▶
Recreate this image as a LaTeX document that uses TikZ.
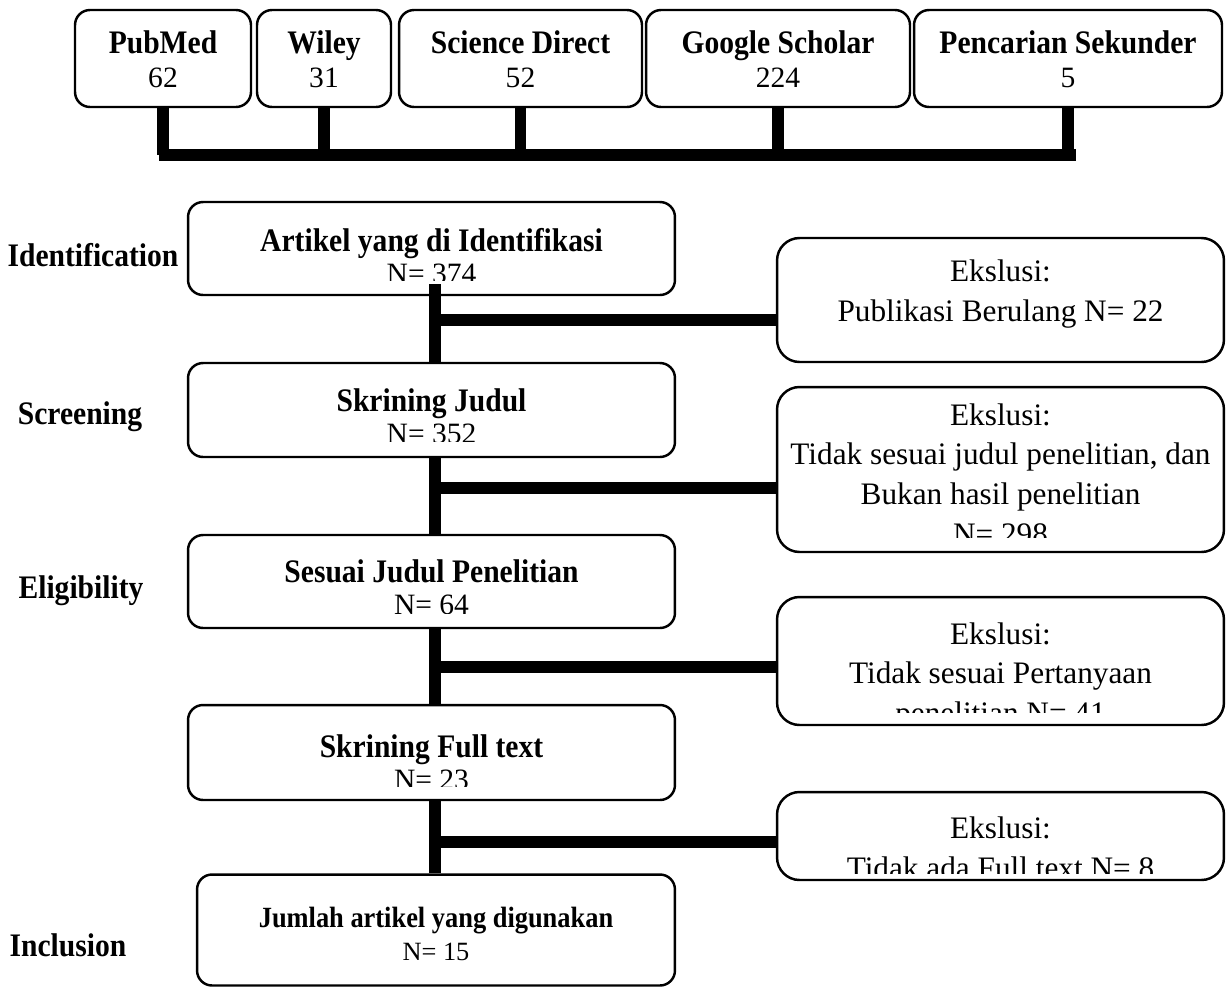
\documentclass[tikz,border=0pt]{standalone}
\usepackage{fontspec}
\setmainfont{Liberation Serif}[BoldFeatures={FakeStretch=0.9}]
\usetikzlibrary{calc}

\newcommand\headfont{\fontsize{18.7}{18.3}\selectfont\bfseries}
\newcommand\numfont{\fontsize{16.8}{18.3}\selectfont}
\newcommand\topfont{\fontsize{16.8}{19.3}\selectfont}
\newcommand\smallhead{\fontsize{16.7}{18.8}\selectfont\bfseries}
\newcommand\smallnum{\fontsize{15}{18.8}\selectfont}
\newcommand\exclfont{\fontsize{17.8}{22.5}\selectfont}

\begin{document}
\begin{tikzpicture}[x=0.02cm, y=-0.02cm,
                    srcbox/.style  = {draw, line width=1.4pt, rounded corners=0.3cm,
                                      minimum height=1.94cm, inner sep=0pt},
                    mainbox/.style = {draw, line width=1.4pt, rounded corners=0.3cm,
                                      minimum width=9.74cm, inner sep=0pt},
                    exclbox/.style = {draw, line width=1.4pt, rounded corners=0.45cm,
                                      minimum width=8.94cm, inner sep=0pt},
                    boxtext/.style = {align=center, inner sep=0pt},
                    phase/.style   = {font=\headfont, inner sep=0pt, anchor=base},
                    conn/.style    = {line width=6.3pt}
                   ]
     \useasboundingbox (0,0) rectangle (1226,987);

     % sources
     \node[srcbox, minimum width=3.52cm] (pubmed)   at (163,58.5)  {};
     \node[srcbox, minimum width=2.68cm] (wiley)    at (324,58.5)  {};
     \node[srcbox, minimum width=4.86cm] (scidir)   at (520.5,58.5) {};
     \node[srcbox, minimum width=5.28cm] (gscholar) at (778,58.5)  {};
     \node[srcbox, minimum width=6.16cm] (sekunder) at (1068,58.5) {};

     \node[boxtext, font=\topfont] (pubmedtxt)   at (163,59)  {{\headfont PubMed}\\62};
     \node[boxtext, font=\topfont] (wileytxt)    at (324,59)  {{\headfont Wiley}\\31};
     \node[boxtext, font=\topfont] (scidirtxt)   at (520.5,59) {{\headfont Science Direct}\\52};
     \node[boxtext, font=\topfont] (gscholartxt) at (778,59)  {{\headfont Google Scholar}\\224};
     \node[boxtext, font=\topfont] (sekundertxt) at (1068,59) {{\headfont Pencarian Sekunder}\\5};

     \coordinate (barL) at (159,155);
     \coordinate (barR) at (1076,155);
     \draw[conn] (barL) -- (barR);
     \foreach \src in {pubmed, wiley, scidir, gscholar, sekunder}
         \draw[conn] (\src.south) -- (\src.south |- barL);

     % phases
     \node[phase] (phident)  at (93,266) {Identification};
     \node[phase] (phscreen) at (80,424) {Screening};
     \node[phase] (phelig)   at (81,598) {Eligibility};
     \node[phase] (phincl)   at (68,956) {Inclusion};

     % main flow
     \node[mainbox, minimum height=1.86cm] (ident)    at (431.5,248.5) {};
     \node[mainbox, minimum height=1.88cm] (skrjudul) at (431.5,410)   {};
     \node[mainbox, minimum height=1.86cm] (sesuai)   at (431.5,581.5) {};
     \node[mainbox, minimum height=1.90cm] (fulltext) at (431.5,752.5) {};
     \node[mainbox, minimum width=9.56cm, minimum height=2.22cm] (jumlah) at (436,930) {};

     \begin{scope}
       \clip (188,202) rectangle (675,280);
       \node[boxtext, font=\numfont] (identtxt) at (431.5,256) {{\headfont Artikel yang di Identifikasi}\\N= 374};
     \end{scope}
     \begin{scope}
       \clip (188,363) rectangle (675,441);
       \node[boxtext, font=\numfont] (skrjudultxt) at (431.5,416) {{\headfont Skrining Judul}\\N= 352};
     \end{scope}
     \begin{scope}
       \clip (188,535) rectangle (675,613);
       \node[boxtext, font=\numfont] (sesuaitxt) at (431.5,587) {{\headfont Sesuai Judul Penelitian}\\N= 64};
     \end{scope}
     \begin{scope}
       \clip (188,705) rectangle (675,786);
       \node[boxtext, font=\numfont] (fulltexttxt) at (431.5,762) {{\headfont Skrining Full text}\\N= 23};
     \end{scope}
     \node[boxtext, font=\smallnum] (jumlahtxt) at (436,934) {{\smallhead Jumlah artikel yang digunakan}\\N= 15};

     % exclusions
     \node[exclbox, minimum height=2.48cm] (excl1) at (1000.5,300)   {};
     \node[exclbox, minimum height=3.30cm] (excl2) at (1000.5,469.5) {};
     \node[exclbox, minimum height=2.56cm] (excl3) at (1000.5,661)   {};
     \node[exclbox, minimum height=1.76cm] (excl4) at (1000.5,836)   {};

     \node[boxtext, font=\exclfont] (excl1txt) at (1000.5,294) {Ekslusi:\\Publikasi Berulang N= 22};
     \begin{scope}
       \clip (777,387) rectangle (1224,537);
       \node[boxtext, font=\exclfont] (excl2txt) at (1000.5,474)
            {Ekslusi:\\Tidak sesuai judul penelitian, dan\\Bukan hasil penelitian\\N= 298};
     \end{scope}
     \begin{scope}
       \clip (777,597) rectangle (1224,712);
       \node[boxtext, font=\exclfont] (excl3txt) at (1000.5,676)
            {Ekslusi:\\Tidak sesuai Pertanyaan\\penelitian N= 41};
     \end{scope}
     \begin{scope}
       \clip (777,792) rectangle (1224,873);
       \node[boxtext, font=\exclfont] (excl4txt) at (1000.5,848) {Ekslusi:\\Tidak ada Full text N= 8};
     \end{scope}

     % connectors
     \coordinate (spine) at (435,0);
     \draw[conn] ($(ident.south -| spine)+(0,-12)$) -- (skrjudul.north -| spine);
     \draw[conn] (skrjudul.south -| spine) -- (sesuai.north -| spine);
     \draw[conn] (sesuai.south -| spine)   -- (fulltext.north -| spine);
     \draw[conn] (fulltext.south -| spine) -- (jumlah.north -| spine);

     \coordinate (j1) at (435,320);
     \coordinate (j2) at (435,488);
     \coordinate (j3) at (435,667);
     \coordinate (j4) at (435,842);
     \foreach \i in {1,...,4}
         \draw[conn] (j\i) -- (j\i -| excl\i.west);

\end{tikzpicture}
\end{document}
◀
Write out the listing word for word, omitting the pictures it holds.

Completed exercise:
Recreate this image as a LaTeX document that uses TikZ.
\documentclass[tikz,border=0pt]{standalone}
\usepackage{fontspec}
\setmainfont{Liberation Serif}[BoldFeatures={FakeStretch=0.9}]
\usetikzlibrary{calc}

\newcommand\headfont{\fontsize{18.7}{18.3}\selectfont\bfseries}
\newcommand\numfont{\fontsize{16.8}{18.3}\selectfont}
\newcommand\topfont{\fontsize{16.8}{19.3}\selectfont}
\newcommand\smallhead{\fontsize{16.7}{18.8}\selectfont\bfseries}
\newcommand\smallnum{\fontsize{15}{18.8}\selectfont}
\newcommand\exclfont{\fontsize{17.8}{22.5}\selectfont}

\begin{document}
\begin{tikzpicture}[x=0.02cm, y=-0.02cm,
                    srcbox/.style  = {draw, line width=1.4pt, rounded corners=0.3cm,
                                      minimum height=1.94cm, inner sep=0pt},
                    mainbox/.style = {draw, line width=1.4pt, rounded corners=0.3cm,
                                      minimum width=9.74cm, inner sep=0pt},
                    exclbox/.style = {draw, line width=1.4pt, rounded corners=0.45cm,
                                      minimum width=8.94cm, inner sep=0pt},
                    boxtext/.style = {align=center, inner sep=0pt},
                    phase/.style   = {font=\headfont, inner sep=0pt, anchor=base},
                    conn/.style    = {line width=6.3pt}
                   ]
     \useasboundingbox (0,0) rectangle (1226,987);

     % sources
     \node[srcbox, minimum width=3.52cm] (pubmed)   at (163,58.5)  {};
     \node[srcbox, minimum width=2.68cm] (wiley)    at (324,58.5)  {};
     \node[srcbox, minimum width=4.86cm] (scidir)   at (520.5,58.5) {};
     \node[srcbox, minimum width=5.28cm] (gscholar) at (778,58.5)  {};
     \node[srcbox, minimum width=6.16cm] (sekunder) at (1068,58.5) {};

     \node[boxtext, font=\topfont] (pubmedtxt)   at (163,59)  {{\headfont PubMed}\\62};
     \node[boxtext, font=\topfont] (wileytxt)    at (324,59)  {{\headfont Wiley}\\31};
     \node[boxtext, font=\topfont] (scidirtxt)   at (520.5,59) {{\headfont Science Direct}\\52};
     \node[boxtext, font=\topfont] (gscholartxt) at (778,59)  {{\headfont Google Scholar}\\224};
     \node[boxtext, font=\topfont] (sekundertxt) at (1068,59) {{\headfont Pencarian Sekunder}\\5};

     \coordinate (barL) at (159,155);
     \coordinate (barR) at (1076,155);
     \draw[conn] (barL) -- (barR);
     \foreach \src in {pubmed, wiley, scidir, gscholar, sekunder}
         \draw[conn] (\src.south) -- (\src.south |- barL);

     % phases
     \node[phase] (phident)  at (93,266) {Identification};
     \node[phase] (phscreen) at (80,424) {Screening};
     \node[phase] (phelig)   at (81,598) {Eligibility};
     \node[phase] (phincl)   at (68,956) {Inclusion};

     % main flow
     \node[mainbox, minimum height=1.86cm] (ident)    at (431.5,248.5) {};
     \node[mainbox, minimum height=1.88cm] (skrjudul) at (431.5,410)   {};
     \node[mainbox, minimum height=1.86cm] (sesuai)   at (431.5,581.5) {};
     \node[mainbox, minimum height=1.90cm] (fulltext) at (431.5,752.5) {};
     \node[mainbox, minimum width=9.56cm, minimum height=2.22cm] (jumlah) at (436,930) {};

     \begin{scope}
       \clip (188,202) rectangle (675,280);
       \node[boxtext, font=\numfont] (identtxt) at (431.5,256) {{\headfont Artikel yang di Identifikasi}\\N= 374};
     \end{scope}
     \begin{scope}
       \clip (188,363) rectangle (675,441);
       \node[boxtext, font=\numfont] (skrjudultxt) at (431.5,416) {{\headfont Skrining Judul}\\N= 352};
     \end{scope}
     \begin{scope}
       \clip (188,535) rectangle (675,613);
       \node[boxtext, font=\numfont] (sesuaitxt) at (431.5,587) {{\headfont Sesuai Judul Penelitian}\\N= 64};
     \end{scope}
     \begin{scope}
       \clip (188,705) rectangle (675,786);
       \node[boxtext, font=\numfont] (fulltexttxt) at (431.5,762) {{\headfont Skrining Full text}\\N= 23};
     \end{scope}
     \node[boxtext, font=\smallnum] (jumlahtxt) at (436,934) {{\smallhead Jumlah artikel yang digunakan}\\N= 15};

     % exclusions
     \node[exclbox, minimum height=2.48cm] (excl1) at (1000.5,300)   {};
     \node[exclbox, minimum height=3.30cm] (excl2) at (1000.5,469.5) {};
     \node[exclbox, minimum height=2.56cm] (excl3) at (1000.5,661)   {};
     \node[exclbox, minimum height=1.76cm] (excl4) at (1000.5,836)   {};

     \node[boxtext, font=\exclfont] (excl1txt) at (1000.5,294) {Ekslusi:\\Publikasi Berulang N= 22};
     \begin{scope}
       \clip (777,387) rectangle (1224,537);
       \node[boxtext, font=\exclfont] (excl2txt) at (1000.5,474)
            {Ekslusi:\\Tidak sesuai judul penelitian, dan\\Bukan hasil penelitian\\N= 298};
     \end{scope}
     \begin{scope}
       \clip (777,597) rectangle (1224,712);
       \node[boxtext, font=\exclfont] (excl3txt) at (1000.5,676)
            {Ekslusi:\\Tidak sesuai Pertanyaan\\penelitian N= 41};
     \end{scope}
     \begin{scope}
       \clip (777,792) rectangle (1224,873);
       \node[boxtext, font=\exclfont] (excl4txt) at (1000.5,848) {Ekslusi:\\Tidak ada Full text N= 8};
     \end{scope}

     % connectors
     \coordinate (spine) at (435,0);
     \draw[conn] ($(ident.south -| spine)+(0,-12)$) -- (skrjudul.north -| spine);
     \draw[conn] (skrjudul.south -| spine) -- (sesuai.north -| spine);
     \draw[conn] (sesuai.south -| spine)   -- (fulltext.north -| spine);
     \draw[conn] (fulltext.south -| spine) -- (jumlah.north -| spine);

     \coordinate (j1) at (435,320);
     \coordinate (j2) at (435,488);
     \coordinate (j3) at (435,667);
     \coordinate (j4) at (435,842);
     \foreach \i in {1,...,4}
         \draw[conn] (j\i) -- (j\i -| excl\i.west);

\end{tikzpicture}
\end{document}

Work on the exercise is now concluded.